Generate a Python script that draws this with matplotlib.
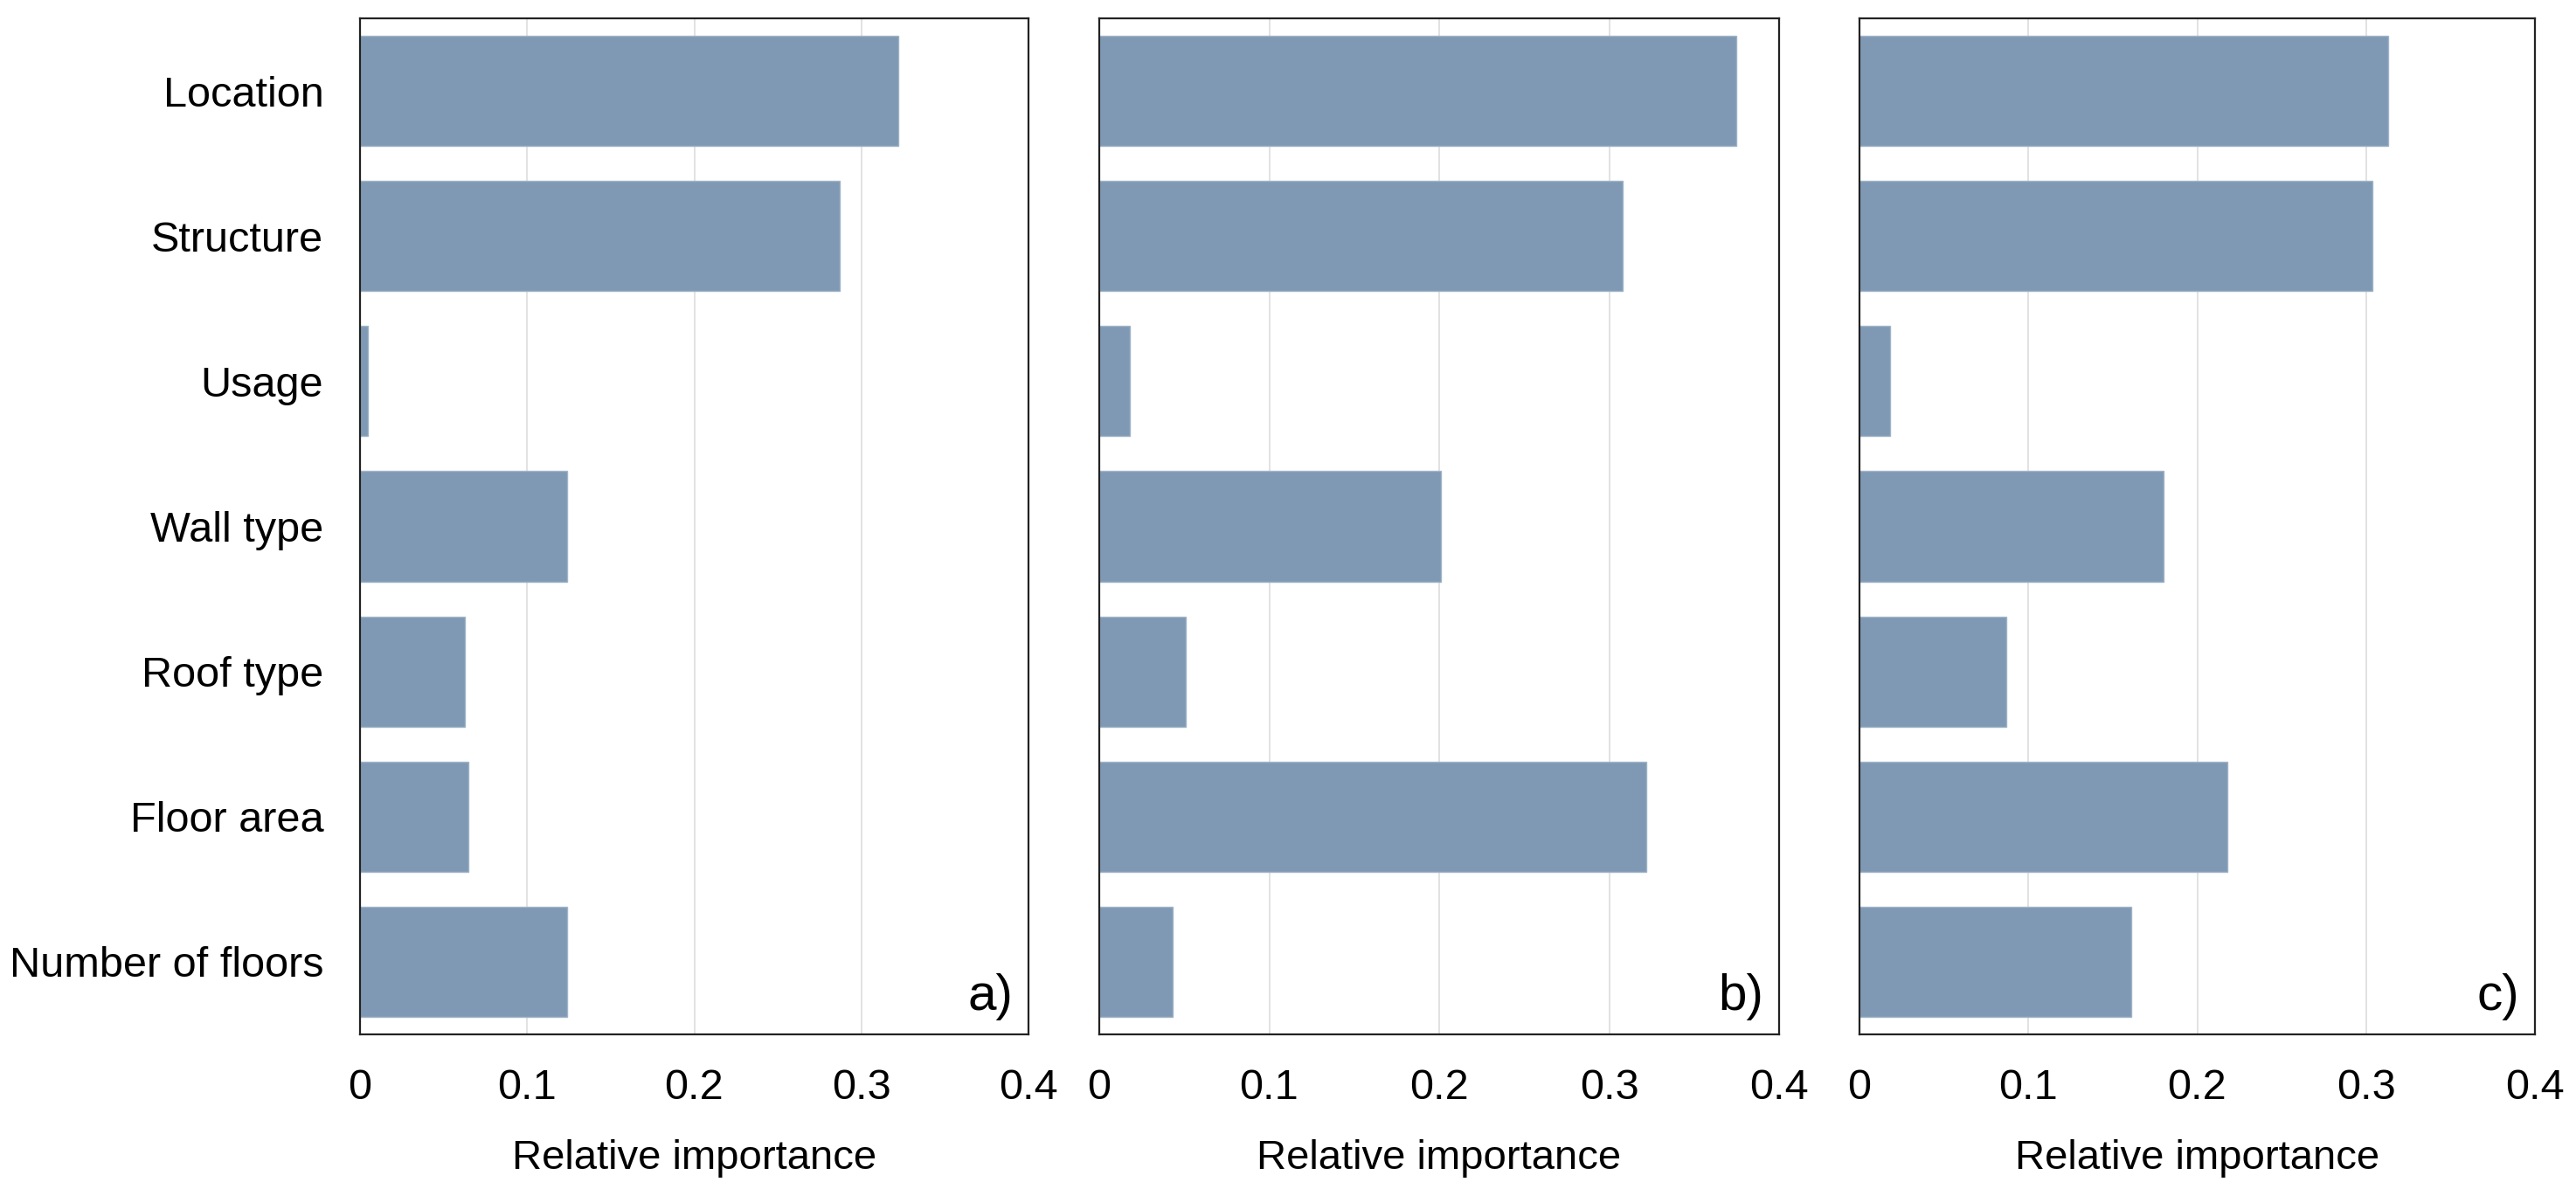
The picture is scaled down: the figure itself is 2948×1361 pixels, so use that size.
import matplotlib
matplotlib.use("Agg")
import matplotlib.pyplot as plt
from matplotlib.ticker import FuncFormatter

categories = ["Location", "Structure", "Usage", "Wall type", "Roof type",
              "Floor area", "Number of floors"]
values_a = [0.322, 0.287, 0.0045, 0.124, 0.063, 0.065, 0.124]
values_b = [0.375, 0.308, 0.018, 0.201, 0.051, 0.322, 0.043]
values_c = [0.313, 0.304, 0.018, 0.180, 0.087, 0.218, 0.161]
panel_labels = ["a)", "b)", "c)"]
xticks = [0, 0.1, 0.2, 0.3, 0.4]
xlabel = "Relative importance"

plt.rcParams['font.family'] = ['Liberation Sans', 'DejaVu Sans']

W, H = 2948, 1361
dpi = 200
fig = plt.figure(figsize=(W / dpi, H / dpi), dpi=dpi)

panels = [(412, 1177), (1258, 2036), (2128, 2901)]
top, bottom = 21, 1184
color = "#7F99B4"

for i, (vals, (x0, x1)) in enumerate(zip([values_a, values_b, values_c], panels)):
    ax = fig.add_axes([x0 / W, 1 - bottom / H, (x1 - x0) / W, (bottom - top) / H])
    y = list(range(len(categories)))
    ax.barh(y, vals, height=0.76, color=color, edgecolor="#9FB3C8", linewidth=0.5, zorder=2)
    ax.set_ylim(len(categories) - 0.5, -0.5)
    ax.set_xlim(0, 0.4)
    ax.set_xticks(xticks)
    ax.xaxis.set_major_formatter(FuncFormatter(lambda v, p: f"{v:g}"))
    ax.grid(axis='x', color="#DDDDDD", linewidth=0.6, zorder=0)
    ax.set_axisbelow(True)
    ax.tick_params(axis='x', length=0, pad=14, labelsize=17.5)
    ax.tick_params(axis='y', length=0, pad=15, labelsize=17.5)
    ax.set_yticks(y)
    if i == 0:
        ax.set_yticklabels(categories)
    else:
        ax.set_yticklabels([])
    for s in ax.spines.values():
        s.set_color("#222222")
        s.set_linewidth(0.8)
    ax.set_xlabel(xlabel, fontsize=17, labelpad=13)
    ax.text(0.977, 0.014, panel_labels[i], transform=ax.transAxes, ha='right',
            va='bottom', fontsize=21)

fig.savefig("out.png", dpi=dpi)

* * * * *

_Written problem:_ Your copy of the data should match it exactly, except that pictures are left out.

_Task solution:_
Generate a Python script that draws this with matplotlib.
The picture is scaled down: the figure itself is 2948×1361 pixels, so use that size.
import matplotlib
matplotlib.use("Agg")
import matplotlib.pyplot as plt
from matplotlib.ticker import FuncFormatter

categories = ["Location", "Structure", "Usage", "Wall type", "Roof type",
              "Floor area", "Number of floors"]
values_a = [0.322, 0.287, 0.0045, 0.124, 0.063, 0.065, 0.124]
values_b = [0.375, 0.308, 0.018, 0.201, 0.051, 0.322, 0.043]
values_c = [0.313, 0.304, 0.018, 0.180, 0.087, 0.218, 0.161]
panel_labels = ["a)", "b)", "c)"]
xticks = [0, 0.1, 0.2, 0.3, 0.4]
xlabel = "Relative importance"

plt.rcParams['font.family'] = ['Liberation Sans', 'DejaVu Sans']

W, H = 2948, 1361
dpi = 200
fig = plt.figure(figsize=(W / dpi, H / dpi), dpi=dpi)

panels = [(412, 1177), (1258, 2036), (2128, 2901)]
top, bottom = 21, 1184
color = "#7F99B4"

for i, (vals, (x0, x1)) in enumerate(zip([values_a, values_b, values_c], panels)):
    ax = fig.add_axes([x0 / W, 1 - bottom / H, (x1 - x0) / W, (bottom - top) / H])
    y = list(range(len(categories)))
    ax.barh(y, vals, height=0.76, color=color, edgecolor="#9FB3C8", linewidth=0.5, zorder=2)
    ax.set_ylim(len(categories) - 0.5, -0.5)
    ax.set_xlim(0, 0.4)
    ax.set_xticks(xticks)
    ax.xaxis.set_major_formatter(FuncFormatter(lambda v, p: f"{v:g}"))
    ax.grid(axis='x', color="#DDDDDD", linewidth=0.6, zorder=0)
    ax.set_axisbelow(True)
    ax.tick_params(axis='x', length=0, pad=14, labelsize=17.5)
    ax.tick_params(axis='y', length=0, pad=15, labelsize=17.5)
    ax.set_yticks(y)
    if i == 0:
        ax.set_yticklabels(categories)
    else:
        ax.set_yticklabels([])
    for s in ax.spines.values():
        s.set_color("#222222")
        s.set_linewidth(0.8)
    ax.set_xlabel(xlabel, fontsize=17, labelpad=13)
    ax.text(0.977, 0.014, panel_labels[i], transform=ax.transAxes, ha='right',
            va='bottom', fontsize=21)

fig.savefig("out.png", dpi=dpi)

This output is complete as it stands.